You'd be defining a new axiomatic system here, not just a model of ZFC. I don't know how we're going to formalize Turning machine in this system, but if we managed to do it, the value of BB(4) is likely to be indeed 100, at least for some models of this new system.

Roughly speaking, a model of ZFC is a set and a binary relationship over the set, whose members all satisfy every axiom of ZFC. Obviously this super simplified definition does a crazy amount of handwaving.

But we don't need to accept or understand the idea of model. What we need to accept is this simple idea:

An axiomatic system can be consistent, but wrong.
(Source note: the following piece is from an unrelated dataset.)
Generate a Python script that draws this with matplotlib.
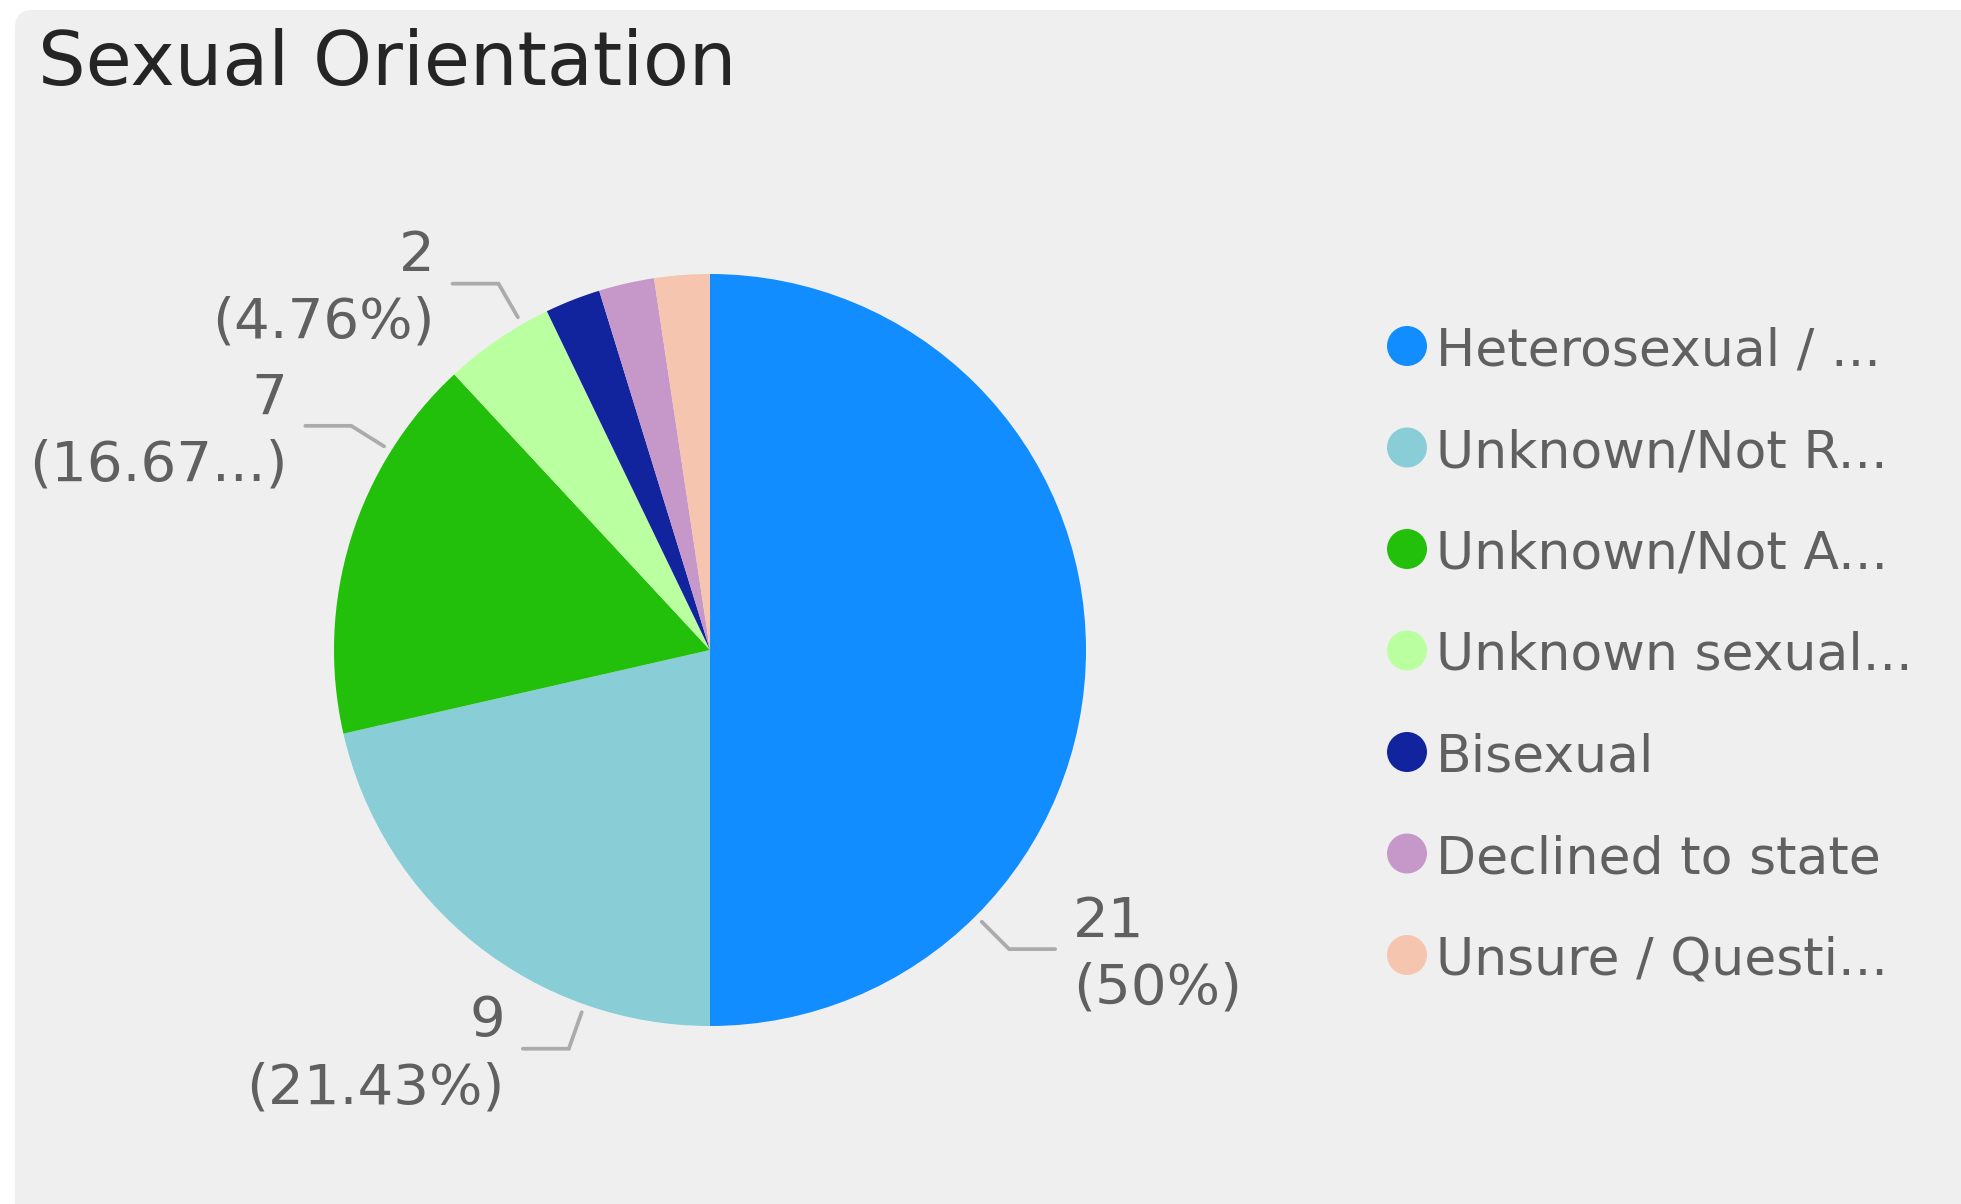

For example, if ZFC is consistent, then T = ZFC+~Con(ZFC) would be consistent as well. But this T is wrong, as it believes ZFC is inconsistent.

Similarly, if ZFC is indeed consistent, then T is wrong about which Turing machines halt. Therefore it would have a wrong value of BB(748) (and many other BB(n)).

However, since ZFC can't prove its own consistency, it can't prove that value is wrong. That's why there are different values of BB(748). Those values are not necessarily equally correct, it's just that ZFC isn't strong enough to prove which one is wrong.

Models, nonstandard natural numbers, etc... are more or less technical details (so mathematicians can avoid scary terms like 'wrong'.)